Instructions for the task: Repeat everything from the line holding "Output the Python" to the line holding "334, 334, 313, 295]", inclusive, exactly. Leave out the rest.

Dataset rows:
○ ○ ○ ○ ○

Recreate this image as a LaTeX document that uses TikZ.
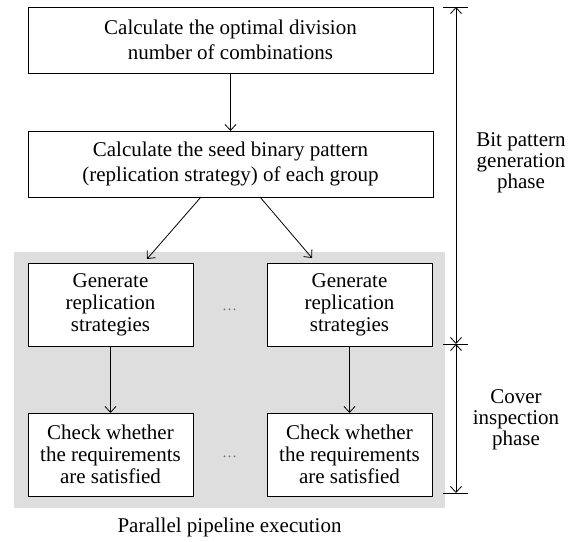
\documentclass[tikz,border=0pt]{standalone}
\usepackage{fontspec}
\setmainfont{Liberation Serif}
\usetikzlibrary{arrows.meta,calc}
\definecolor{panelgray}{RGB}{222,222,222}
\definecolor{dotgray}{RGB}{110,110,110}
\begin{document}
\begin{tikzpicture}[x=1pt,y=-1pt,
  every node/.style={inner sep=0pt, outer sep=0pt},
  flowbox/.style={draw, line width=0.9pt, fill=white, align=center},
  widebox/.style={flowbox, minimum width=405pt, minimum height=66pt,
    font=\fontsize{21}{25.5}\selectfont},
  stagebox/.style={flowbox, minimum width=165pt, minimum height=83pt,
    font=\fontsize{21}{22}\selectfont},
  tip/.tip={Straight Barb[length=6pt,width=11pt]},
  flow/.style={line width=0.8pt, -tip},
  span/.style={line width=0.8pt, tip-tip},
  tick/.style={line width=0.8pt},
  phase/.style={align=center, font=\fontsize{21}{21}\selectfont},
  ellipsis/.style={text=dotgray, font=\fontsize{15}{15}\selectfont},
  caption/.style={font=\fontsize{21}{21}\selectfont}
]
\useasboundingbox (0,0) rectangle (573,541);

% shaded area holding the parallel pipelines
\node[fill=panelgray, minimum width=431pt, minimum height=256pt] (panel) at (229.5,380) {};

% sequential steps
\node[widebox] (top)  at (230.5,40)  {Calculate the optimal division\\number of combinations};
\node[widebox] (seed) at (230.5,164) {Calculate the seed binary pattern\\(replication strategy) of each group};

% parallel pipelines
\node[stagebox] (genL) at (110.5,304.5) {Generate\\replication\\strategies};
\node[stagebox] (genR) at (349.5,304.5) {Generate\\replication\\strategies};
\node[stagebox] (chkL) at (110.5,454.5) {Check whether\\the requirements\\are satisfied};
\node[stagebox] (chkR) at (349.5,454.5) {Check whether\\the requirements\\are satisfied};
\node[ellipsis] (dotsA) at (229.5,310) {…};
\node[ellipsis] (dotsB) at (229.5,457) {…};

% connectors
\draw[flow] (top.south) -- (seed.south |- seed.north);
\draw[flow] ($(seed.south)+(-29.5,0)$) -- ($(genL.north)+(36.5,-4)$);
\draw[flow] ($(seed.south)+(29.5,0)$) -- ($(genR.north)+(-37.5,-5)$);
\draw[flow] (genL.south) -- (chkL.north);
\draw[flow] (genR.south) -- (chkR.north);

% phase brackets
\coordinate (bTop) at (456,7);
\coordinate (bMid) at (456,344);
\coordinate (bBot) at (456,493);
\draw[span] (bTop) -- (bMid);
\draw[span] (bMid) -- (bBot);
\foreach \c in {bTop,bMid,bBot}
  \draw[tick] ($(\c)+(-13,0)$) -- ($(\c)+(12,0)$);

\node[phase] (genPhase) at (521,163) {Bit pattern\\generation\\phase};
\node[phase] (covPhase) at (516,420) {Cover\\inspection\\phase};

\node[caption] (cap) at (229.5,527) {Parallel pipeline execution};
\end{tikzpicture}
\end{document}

○ ○ ○ ○ ○

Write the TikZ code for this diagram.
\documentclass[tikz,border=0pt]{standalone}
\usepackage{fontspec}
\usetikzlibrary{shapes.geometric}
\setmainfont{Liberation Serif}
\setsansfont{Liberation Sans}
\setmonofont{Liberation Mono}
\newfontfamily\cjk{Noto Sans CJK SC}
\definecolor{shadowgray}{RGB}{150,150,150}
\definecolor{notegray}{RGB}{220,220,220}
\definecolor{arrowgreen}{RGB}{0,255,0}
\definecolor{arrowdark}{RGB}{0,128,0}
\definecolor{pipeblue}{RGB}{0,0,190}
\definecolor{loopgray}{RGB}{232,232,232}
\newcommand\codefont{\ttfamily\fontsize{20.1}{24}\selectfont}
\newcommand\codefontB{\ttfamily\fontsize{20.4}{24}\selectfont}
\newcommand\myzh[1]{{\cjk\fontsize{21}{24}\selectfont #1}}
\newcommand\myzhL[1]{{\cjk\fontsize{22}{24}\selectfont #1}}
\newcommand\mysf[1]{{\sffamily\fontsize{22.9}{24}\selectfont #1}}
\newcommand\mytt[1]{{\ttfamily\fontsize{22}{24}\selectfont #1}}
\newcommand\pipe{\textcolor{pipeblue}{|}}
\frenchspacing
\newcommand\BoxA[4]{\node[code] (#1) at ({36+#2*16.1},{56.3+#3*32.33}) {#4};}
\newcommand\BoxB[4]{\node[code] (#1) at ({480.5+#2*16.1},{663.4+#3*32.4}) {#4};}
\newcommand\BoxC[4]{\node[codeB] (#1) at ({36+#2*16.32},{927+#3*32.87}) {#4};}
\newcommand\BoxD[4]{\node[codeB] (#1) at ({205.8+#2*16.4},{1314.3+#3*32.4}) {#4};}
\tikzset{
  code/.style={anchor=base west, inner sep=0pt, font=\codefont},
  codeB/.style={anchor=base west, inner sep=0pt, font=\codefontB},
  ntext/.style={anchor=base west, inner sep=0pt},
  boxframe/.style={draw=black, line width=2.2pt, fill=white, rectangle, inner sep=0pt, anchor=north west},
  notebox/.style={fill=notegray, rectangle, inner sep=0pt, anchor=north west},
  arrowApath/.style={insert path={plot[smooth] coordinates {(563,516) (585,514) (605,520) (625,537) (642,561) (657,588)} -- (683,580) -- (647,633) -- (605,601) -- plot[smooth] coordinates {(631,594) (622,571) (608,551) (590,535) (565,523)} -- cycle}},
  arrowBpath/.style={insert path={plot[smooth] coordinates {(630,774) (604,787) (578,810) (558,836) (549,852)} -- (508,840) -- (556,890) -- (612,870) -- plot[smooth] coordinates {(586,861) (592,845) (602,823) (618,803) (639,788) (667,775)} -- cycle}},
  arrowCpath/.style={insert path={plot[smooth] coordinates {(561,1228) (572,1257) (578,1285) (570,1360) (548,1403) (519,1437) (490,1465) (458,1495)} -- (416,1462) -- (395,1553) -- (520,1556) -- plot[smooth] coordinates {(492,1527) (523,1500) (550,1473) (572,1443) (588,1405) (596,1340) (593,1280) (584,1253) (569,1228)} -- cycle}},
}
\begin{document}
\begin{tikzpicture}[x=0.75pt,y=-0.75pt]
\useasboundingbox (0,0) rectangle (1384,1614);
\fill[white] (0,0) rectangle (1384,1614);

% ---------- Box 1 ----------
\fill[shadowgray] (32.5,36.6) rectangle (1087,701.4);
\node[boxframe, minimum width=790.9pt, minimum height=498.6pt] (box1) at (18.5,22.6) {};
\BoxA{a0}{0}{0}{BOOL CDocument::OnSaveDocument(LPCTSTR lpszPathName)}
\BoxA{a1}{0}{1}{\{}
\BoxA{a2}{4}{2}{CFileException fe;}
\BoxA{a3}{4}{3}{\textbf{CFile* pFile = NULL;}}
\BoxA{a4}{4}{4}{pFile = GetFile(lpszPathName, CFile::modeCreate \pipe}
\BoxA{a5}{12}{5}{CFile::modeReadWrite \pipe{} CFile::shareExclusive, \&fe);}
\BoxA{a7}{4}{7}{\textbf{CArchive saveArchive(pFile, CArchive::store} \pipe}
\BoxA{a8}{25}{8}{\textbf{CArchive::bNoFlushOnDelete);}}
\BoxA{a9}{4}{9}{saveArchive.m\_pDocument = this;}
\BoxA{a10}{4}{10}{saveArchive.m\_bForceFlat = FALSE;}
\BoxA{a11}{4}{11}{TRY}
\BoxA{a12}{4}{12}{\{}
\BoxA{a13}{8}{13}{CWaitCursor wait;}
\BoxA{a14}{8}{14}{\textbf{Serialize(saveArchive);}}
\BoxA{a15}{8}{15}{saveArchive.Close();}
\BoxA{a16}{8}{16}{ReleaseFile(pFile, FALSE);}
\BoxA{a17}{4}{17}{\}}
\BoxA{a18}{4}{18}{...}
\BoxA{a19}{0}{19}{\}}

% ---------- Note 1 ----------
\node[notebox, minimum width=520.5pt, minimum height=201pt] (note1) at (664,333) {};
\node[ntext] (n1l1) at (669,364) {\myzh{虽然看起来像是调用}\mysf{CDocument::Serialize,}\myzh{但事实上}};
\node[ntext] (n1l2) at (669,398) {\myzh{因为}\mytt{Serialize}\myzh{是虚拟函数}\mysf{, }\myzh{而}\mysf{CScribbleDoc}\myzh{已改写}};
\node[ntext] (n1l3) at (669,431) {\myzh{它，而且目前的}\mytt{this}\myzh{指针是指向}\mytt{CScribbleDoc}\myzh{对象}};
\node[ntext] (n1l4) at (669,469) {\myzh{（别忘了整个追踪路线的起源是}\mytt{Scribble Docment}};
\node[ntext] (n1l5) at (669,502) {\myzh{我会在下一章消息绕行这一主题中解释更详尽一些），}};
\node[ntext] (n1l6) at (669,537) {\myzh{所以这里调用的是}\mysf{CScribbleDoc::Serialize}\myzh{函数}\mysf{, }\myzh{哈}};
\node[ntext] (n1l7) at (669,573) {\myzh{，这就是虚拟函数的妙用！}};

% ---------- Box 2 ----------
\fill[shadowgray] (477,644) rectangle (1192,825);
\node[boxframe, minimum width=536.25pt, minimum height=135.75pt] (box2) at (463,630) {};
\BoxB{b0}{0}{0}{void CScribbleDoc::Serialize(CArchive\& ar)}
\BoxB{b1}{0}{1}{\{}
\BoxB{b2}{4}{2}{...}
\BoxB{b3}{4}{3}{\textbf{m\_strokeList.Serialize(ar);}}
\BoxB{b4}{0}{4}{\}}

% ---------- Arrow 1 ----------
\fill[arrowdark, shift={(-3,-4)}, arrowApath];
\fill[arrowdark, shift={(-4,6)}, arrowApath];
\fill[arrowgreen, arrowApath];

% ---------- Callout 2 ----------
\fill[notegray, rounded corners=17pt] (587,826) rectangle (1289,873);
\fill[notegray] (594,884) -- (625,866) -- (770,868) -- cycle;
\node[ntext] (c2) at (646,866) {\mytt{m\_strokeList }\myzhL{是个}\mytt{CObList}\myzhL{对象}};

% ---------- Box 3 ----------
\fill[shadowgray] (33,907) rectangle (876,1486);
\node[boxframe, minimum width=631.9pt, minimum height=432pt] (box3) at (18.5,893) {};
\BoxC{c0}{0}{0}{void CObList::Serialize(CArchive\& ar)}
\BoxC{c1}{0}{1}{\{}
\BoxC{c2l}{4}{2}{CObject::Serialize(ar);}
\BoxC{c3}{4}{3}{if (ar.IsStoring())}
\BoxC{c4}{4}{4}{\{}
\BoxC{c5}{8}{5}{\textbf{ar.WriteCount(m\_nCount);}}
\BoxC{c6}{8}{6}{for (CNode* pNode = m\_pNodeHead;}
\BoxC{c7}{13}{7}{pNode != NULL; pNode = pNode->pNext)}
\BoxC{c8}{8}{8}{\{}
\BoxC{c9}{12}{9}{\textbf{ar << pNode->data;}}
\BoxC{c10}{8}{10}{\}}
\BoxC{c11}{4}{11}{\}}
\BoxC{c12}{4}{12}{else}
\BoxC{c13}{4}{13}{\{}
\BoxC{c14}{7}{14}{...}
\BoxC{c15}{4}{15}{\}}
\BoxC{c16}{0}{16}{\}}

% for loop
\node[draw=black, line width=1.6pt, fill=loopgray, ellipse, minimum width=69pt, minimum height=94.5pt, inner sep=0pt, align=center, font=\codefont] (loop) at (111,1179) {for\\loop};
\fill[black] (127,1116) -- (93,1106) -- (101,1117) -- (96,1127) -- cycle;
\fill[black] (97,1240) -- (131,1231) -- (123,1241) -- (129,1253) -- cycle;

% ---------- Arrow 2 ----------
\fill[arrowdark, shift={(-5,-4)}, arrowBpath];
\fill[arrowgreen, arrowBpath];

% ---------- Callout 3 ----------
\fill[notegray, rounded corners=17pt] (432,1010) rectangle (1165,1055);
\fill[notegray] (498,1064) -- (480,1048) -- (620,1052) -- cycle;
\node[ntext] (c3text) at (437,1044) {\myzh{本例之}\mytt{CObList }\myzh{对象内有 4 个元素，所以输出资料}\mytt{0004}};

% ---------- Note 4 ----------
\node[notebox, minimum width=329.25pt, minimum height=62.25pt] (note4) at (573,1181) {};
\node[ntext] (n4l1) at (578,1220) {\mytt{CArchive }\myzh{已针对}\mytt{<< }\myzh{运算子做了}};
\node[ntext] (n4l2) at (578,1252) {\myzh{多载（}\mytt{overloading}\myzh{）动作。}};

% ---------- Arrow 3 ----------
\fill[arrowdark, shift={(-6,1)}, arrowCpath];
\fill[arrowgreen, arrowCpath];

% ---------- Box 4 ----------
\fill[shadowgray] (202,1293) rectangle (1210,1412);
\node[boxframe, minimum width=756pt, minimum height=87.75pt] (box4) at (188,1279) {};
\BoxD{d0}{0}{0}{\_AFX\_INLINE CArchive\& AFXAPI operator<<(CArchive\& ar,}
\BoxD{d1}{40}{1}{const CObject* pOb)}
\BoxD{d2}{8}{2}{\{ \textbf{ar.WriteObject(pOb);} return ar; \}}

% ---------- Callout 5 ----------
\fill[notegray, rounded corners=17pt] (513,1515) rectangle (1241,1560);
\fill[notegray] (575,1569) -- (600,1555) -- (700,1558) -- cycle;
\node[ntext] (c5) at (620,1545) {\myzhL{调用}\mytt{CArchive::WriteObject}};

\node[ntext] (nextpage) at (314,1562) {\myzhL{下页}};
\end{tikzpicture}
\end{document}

○ ○ ○ ○ ○

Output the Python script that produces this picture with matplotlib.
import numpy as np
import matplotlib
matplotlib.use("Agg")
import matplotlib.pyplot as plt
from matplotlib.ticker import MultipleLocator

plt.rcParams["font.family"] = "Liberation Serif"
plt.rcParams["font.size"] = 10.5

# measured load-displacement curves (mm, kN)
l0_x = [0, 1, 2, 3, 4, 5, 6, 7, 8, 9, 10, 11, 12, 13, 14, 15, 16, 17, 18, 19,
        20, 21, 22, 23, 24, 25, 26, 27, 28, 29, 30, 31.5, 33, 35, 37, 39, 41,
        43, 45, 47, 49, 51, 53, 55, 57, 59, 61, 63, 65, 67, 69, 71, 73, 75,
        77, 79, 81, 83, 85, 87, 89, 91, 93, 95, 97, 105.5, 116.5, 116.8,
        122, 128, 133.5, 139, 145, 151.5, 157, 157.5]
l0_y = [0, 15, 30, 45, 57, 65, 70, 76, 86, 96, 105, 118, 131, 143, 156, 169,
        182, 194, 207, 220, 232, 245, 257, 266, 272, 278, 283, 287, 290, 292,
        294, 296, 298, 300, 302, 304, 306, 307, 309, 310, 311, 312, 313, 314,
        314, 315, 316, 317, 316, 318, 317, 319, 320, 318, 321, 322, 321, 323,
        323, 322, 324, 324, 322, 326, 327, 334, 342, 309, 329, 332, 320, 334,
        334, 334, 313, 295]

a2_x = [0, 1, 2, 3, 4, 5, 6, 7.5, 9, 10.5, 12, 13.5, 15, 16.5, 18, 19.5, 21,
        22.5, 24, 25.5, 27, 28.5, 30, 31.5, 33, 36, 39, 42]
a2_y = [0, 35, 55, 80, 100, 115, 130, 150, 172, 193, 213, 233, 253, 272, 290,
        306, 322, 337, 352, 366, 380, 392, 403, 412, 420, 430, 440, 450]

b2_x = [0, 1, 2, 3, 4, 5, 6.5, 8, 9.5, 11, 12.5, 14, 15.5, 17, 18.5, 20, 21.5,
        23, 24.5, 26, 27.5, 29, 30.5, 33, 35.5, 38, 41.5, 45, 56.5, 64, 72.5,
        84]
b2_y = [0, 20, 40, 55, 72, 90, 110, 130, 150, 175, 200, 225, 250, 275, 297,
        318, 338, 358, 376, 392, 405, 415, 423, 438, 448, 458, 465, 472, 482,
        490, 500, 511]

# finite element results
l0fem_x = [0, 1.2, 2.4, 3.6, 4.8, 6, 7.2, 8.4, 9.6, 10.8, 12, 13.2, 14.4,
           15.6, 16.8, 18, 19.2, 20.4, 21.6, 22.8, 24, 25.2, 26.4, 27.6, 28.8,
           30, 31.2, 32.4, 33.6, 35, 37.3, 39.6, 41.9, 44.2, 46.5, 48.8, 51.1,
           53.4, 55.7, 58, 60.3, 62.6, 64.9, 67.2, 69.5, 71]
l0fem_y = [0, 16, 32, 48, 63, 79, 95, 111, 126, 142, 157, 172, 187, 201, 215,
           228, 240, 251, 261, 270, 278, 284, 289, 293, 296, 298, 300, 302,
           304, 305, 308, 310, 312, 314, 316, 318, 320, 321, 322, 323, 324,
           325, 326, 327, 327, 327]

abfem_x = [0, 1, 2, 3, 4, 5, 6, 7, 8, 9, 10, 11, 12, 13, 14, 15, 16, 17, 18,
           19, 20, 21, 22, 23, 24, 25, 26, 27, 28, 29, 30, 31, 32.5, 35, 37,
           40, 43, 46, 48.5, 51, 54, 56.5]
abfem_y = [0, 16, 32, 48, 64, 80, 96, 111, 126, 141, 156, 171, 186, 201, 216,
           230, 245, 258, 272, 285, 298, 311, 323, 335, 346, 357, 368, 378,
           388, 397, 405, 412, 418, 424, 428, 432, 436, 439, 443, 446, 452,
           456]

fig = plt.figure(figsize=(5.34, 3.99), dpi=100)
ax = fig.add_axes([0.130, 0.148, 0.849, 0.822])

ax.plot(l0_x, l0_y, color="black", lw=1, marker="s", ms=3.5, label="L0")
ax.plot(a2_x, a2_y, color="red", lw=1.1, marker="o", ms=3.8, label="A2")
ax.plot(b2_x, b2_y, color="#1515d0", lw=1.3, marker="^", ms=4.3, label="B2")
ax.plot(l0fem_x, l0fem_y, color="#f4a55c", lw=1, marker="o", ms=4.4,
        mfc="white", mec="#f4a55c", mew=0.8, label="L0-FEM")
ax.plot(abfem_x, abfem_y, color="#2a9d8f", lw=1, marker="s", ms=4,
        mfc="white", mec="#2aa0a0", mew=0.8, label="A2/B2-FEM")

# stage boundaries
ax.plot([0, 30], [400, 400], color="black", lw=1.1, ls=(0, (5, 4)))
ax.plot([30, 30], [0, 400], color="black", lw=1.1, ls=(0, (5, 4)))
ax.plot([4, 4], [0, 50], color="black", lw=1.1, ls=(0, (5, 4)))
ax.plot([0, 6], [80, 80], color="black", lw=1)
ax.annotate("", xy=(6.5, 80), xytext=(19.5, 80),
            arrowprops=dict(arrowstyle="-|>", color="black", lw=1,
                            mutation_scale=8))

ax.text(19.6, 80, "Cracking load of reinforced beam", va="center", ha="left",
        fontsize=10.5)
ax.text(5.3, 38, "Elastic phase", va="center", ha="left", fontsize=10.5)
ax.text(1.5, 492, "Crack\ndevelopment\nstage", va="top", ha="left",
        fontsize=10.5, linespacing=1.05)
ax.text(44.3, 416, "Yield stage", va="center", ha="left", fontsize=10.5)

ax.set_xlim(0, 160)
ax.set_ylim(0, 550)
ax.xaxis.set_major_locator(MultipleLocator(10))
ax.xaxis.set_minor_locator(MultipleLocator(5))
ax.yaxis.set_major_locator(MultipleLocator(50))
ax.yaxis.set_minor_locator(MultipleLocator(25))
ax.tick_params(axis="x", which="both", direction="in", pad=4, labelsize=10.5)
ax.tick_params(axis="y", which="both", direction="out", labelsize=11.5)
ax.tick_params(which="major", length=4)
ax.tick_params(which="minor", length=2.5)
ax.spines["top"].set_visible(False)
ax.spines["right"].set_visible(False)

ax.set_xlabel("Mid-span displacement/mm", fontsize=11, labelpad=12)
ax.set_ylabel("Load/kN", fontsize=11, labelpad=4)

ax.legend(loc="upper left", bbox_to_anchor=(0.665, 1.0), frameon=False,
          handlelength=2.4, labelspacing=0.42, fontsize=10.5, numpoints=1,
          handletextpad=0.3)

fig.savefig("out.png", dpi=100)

○ ○ ○ ○ ○

Response:
Output the Python script that produces this picture with matplotlib.
import numpy as np
import matplotlib
matplotlib.use("Agg")
import matplotlib.pyplot as plt
from matplotlib.ticker import MultipleLocator

plt.rcParams["font.family"] = "Liberation Serif"
plt.rcParams["font.size"] = 10.5

# measured load-displacement curves (mm, kN)
l0_x = [0, 1, 2, 3, 4, 5, 6, 7, 8, 9, 10, 11, 12, 13, 14, 15, 16, 17, 18, 19,
        20, 21, 22, 23, 24, 25, 26, 27, 28, 29, 30, 31.5, 33, 35, 37, 39, 41,
        43, 45, 47, 49, 51, 53, 55, 57, 59, 61, 63, 65, 67, 69, 71, 73, 75,
        77, 79, 81, 83, 85, 87, 89, 91, 93, 95, 97, 105.5, 116.5, 116.8,
        122, 128, 133.5, 139, 145, 151.5, 157, 157.5]
l0_y = [0, 15, 30, 45, 57, 65, 70, 76, 86, 96, 105, 118, 131, 143, 156, 169,
        182, 194, 207, 220, 232, 245, 257, 266, 272, 278, 283, 287, 290, 292,
        294, 296, 298, 300, 302, 304, 306, 307, 309, 310, 311, 312, 313, 314,
        314, 315, 316, 317, 316, 318, 317, 319, 320, 318, 321, 322, 321, 323,
        323, 322, 324, 324, 322, 326, 327, 334, 342, 309, 329, 332, 320, 334,
        334, 334, 313, 295]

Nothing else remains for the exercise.